I agree, and I draw encouragement from the students that I teach.  Yesterday was the first day of my summer eight-week “Technology as a Medium for Learning” at Northeastern, with 30 students beginning to check in.  The combination of excitement and nervousness over using Twitter comes with the course, but what was revealing was the handful of my former students encouraging the new practitioners of Twitter.  Again, I would not say that this group is “the norm”…but I do think they are the future.  And as a group, they seemed very optimistic about the future…both in their tweets and their introductions in Blackboard.

Life is definitely a team sport…and as Joseph Aoun noted in Robot-Proof, we will need to add human literacy to our repertoire of tech literacy and data literacy.  Tom Peters in his recent book The Excellence Dividend talked extensively about putting people first…putting people before strategy.  The Coffee Club got that…as one said, there are lots of indications that things are moving in a positive direction.  He then went on to note that it will take time…we might have to wait for the current CEO’s to die off or retire!

I am looking forward to this term with my class…but I wanted to thank them up front for reminding me how positive the future looks!




3 thoughts on “An Optimist in a Pessimist World

  1. I could not agree more that the human condition not meant to be lived out in isolation.
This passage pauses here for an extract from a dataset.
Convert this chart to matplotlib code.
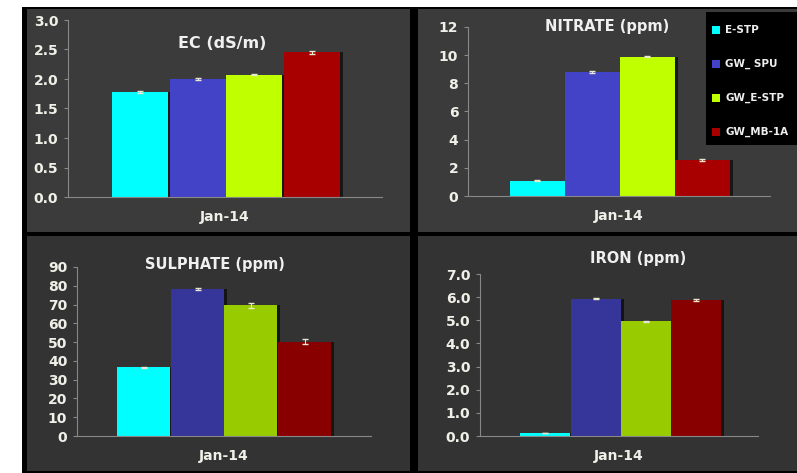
import numpy as np
import matplotlib
matplotlib.use("Agg")
import matplotlib.pyplot as plt
from matplotlib.patches import Rectangle

series = ['E-STP', 'GW_ SPU', 'GW_E-STP', 'GW_MB-1A']
month = 'Jan-14'

ec = [1.78, 2.00, 2.07, 2.45]
ec_err = [0.01, 0.02, 0.01, 0.02]
nitrate = [1.1, 8.8, 9.9, 2.55]
nitrate_err = [0.02, 0.05, 0.03, 0.05]
sulphate = [36.5, 78.3, 69.5, 50.3]
sulphate_err = [0.3, 0.5, 1.5, 1.5]
iron = [0.12, 5.93, 4.95, 5.88]
iron_err = [0.01, 0.02, 0.03, 0.05]

W, H = 797, 473
fig = plt.figure(figsize=(W / 100, H / 100), dpi=100, facecolor='white')


def rect(x, y, w, h):
    # pixel box (top-left origin) -> figure fraction
    return [x / W, 1 - (y + h) / H, w / W, h / H]


def bg(x, y, w, h, color, z=-5):
    l, b, ww, hh = rect(x, y, w, h)
    fig.patches.append(Rectangle((l, b), ww, hh, transform=fig.transFigure,
                                 facecolor=color, edgecolor='none', zorder=z))


# black frame and panel backgrounds
bg(22, 7, W - 22, H - 7, 'black', -10)
bg(27, 9, 383, 223, '#3b3b3b')
bg(418, 9, W - 418, 223, '#3b3b3b')
bg(27, 236, 383, 235, '#333333')
bg(418, 236, W - 418, 235, '#333333')

top_cols = ['#00ffff', '#4343c8', '#bfff00', '#a80000']
bot_cols = ['#00ffff', '#35359a', '#99cc00', '#880000']


def panel(box, vals, errs, title, ticks, fmt, cols, ymax, bar_x, bar_w, title_xy):
    ax = fig.add_axes(rect(*box))
    ax.set_facecolor('none')
    x = np.array(bar_x)
    ax.bar(x, vals, width=bar_w, color=cols, align='edge', zorder=2,
           edgecolor='none')
    # faint shadow to the right of each bar
    ax.bar(x + bar_w, vals, width=bar_w * 0.06, color='black', align='edge',
           zorder=1, alpha=0.6)
    ax.errorbar(x + bar_w / 2, vals, yerr=errs, fmt='none', ecolor='#e8e8d0',
                elinewidth=0.8, capsize=2.5, zorder=3)
    ax.set_xlim(0, 1)
    ax.set_ylim(0, ymax)
    ax.set_yticks(ticks)
    ax.set_yticklabels([fmt.format(t) for t in ticks], color='#f0f0e8',
                       fontsize=10, fontweight='bold')
    ax.tick_params(axis='y', length=3, color='#888888', pad=4)
    ax.set_xticks([])
    for s in ['top', 'right']:
        ax.spines[s].set_visible(False)
    ax.spines['left'].set_color('#888888')
    ax.spines['bottom'].set_color('#888888')
    ax.set_xlabel(month, color='#f0f0e8', fontsize=10, fontweight='bold',
                  labelpad=9)
    fig.text(title_xy[0] / W, 1 - title_xy[1] / H, title, color='#f0f0f0',
             fontsize=11.5 if 'EC' in title else 10.5, fontweight='bold',
             ha='center', va='center')
    return ax


# top-left: EC
panel((68, 20, 314, 177), ec, ec_err, 'EC (dS/m)', np.arange(0, 3.01, 0.5),
      '{:.1f}', top_cols, 3.0,
      [(112 - 68) / 314, (170 - 68) / 314, (226 - 68) / 314, (284 - 68) / 314],
      56 / 314, (222, 43))

# top-right: NITRATE
panel((468, 27, 302, 169), nitrate, nitrate_err, 'NITRATE (ppm)',
      np.arange(0, 12.1, 2), '{:.0f}', top_cols, 12,
      [(510 - 468) / 302, (565 - 468) / 302, (620 - 468) / 302, (675 - 468) / 302],
      55 / 302, (607, 27))

# bottom-left: SULPHATE
panel((77, 267, 294, 169), sulphate, sulphate_err, 'SULPHATE (ppm)',
      np.arange(0, 91, 10), '{:.0f}', bot_cols, 90,
      [(117 - 77) / 294, (171 - 77) / 294, (224 - 77) / 294, (278 - 77) / 294],
      53 / 294, (215, 265))

# bottom-right: IRON
panel((480, 274, 278, 162), iron, iron_err, 'IRON (ppm)',
      np.arange(0, 7.01, 1.0), '{:.1f}', bot_cols, 7.0,
      [(520 - 480) / 278, (571 - 480) / 278, (621 - 480) / 278, (671 - 480) / 278],
      50 / 278, (638, 258))

# legend box (black) in top-right panel
bg(706, 12, 91, 133, 'black', 5)
for i, (name, c) in enumerate(zip(series, top_cols)):
    yy = 30 + i * 34
    bg(712, yy - 4, 8, 8, c, 6)
    fig.text(725 / W, 1 - yy / H, name, color='#eeeeee', fontsize=7.5,
             fontweight='bold', ha='left', va='center', zorder=7)

fig.savefig('out.png', dpi=100, facecolor='white')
Think of how many people are lonely, depressed. It’s absolutely supposed to be a team effort. Sadly, I wish it were more a place for lifting people up than tearing them down but both create an opportunity to grow.

  2. If I am being honest, it is hard to be optimistic some days and I have to switch off the telly. Then I look at my son and snap out of it as I have to stay optimistic for him and all the children in this world. It is easy to drown in certain news and social media silos. I have to understand I can only control my destiny and believe in the good of humanity which I still see glimpses of in my everyday life.

  3. Good point, Indra. If each of us worked at controlling our own destiny…the world would be a more optimistic place…and as Michel noted, one that lifted people up.